Why is the vaccination certificate valid only for 1 year?

There is no maximum validity period for vaccination certificates, as this will depend on new scientific evidence regarding the duration of protection provided by different vaccines.

In the EU, however, there are rules for coordinating travel measures that include standard test validity periods: 72 hours for PCR tests and, if adopted by the Member State concerned, 48 hours for rapid antigenic tests.

The rules also apply some basic principles, such as that the maximum validity of a certificate of recovery is 180 days.

Later, these principles can be adjusted based on new scientific evidence.

After 1 year, do I need to be revaccinated against COVID-19?

We already know that current batches of vaccines trigger our immune system to produce cells that protect against severe forms of COVID-19. These include "killer cells," which recognize virus-infected cells and kill them, and so-called "memory cells," which store the memory of the virus and engage the immune system in action if the virus tries to infect a person again after vaccination.

These memory cells are supposed to stimulate an immune response that neutralizes the coronavirus before it can make you feel sick again. For these reasons, it is not yet clear whether revaccination will be needed in 1 year. Studies are currently underway to determine the degree of protection provided by the human body's immune system.

How long does immunity against COVID-19 last after vaccination? And how long after COVID-19?

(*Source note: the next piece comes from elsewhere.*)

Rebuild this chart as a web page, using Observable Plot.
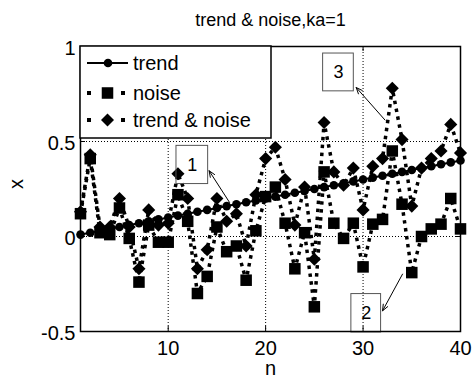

To date, studies show that the immune response from the used vaccines remains strong for at least eight months. Of course, it's important to remember that COVID-19 vaccines began to be introduced largely only in December 2020, so data on their long-term effectiveness are still being collected, and it's likely that over time we'll see the effects last longer than is currently known.

What are the general and specific contraindications for vaccination?

Contraindications are specified in the summary of the product characteristics for each vaccine.

What is the relevance of vaccination of young people, children and athletes?

Young people and children in general carry mild forms of COVID-19. In some cases, unfortunately, they can have severe forms of the disease. However, in all cases, children remain active carriers and contribute to the spread of the disease. If they are vaccinated, they can be protected and protect those, who live in their community.

Which vaccine is better and produces more antibodies for a longer period?

All approved vaccines provide protection against serious forms of the disease and have a comparable safety profile. Any available vaccine is good.

Thus, antibody tests can help scientists and public health experts better understand the epidemiology of people and populations at higher risk of contracting COVID-19.

Although immune correlations of protection are not yet fully understood, the evidence indicates that the production of antibodies after infection likely gives some degree of immunity from subsequent infection for at least 6 months.

However, it is also unknown to what extent the new viral variants of concern may affect immunity to subsequent infection.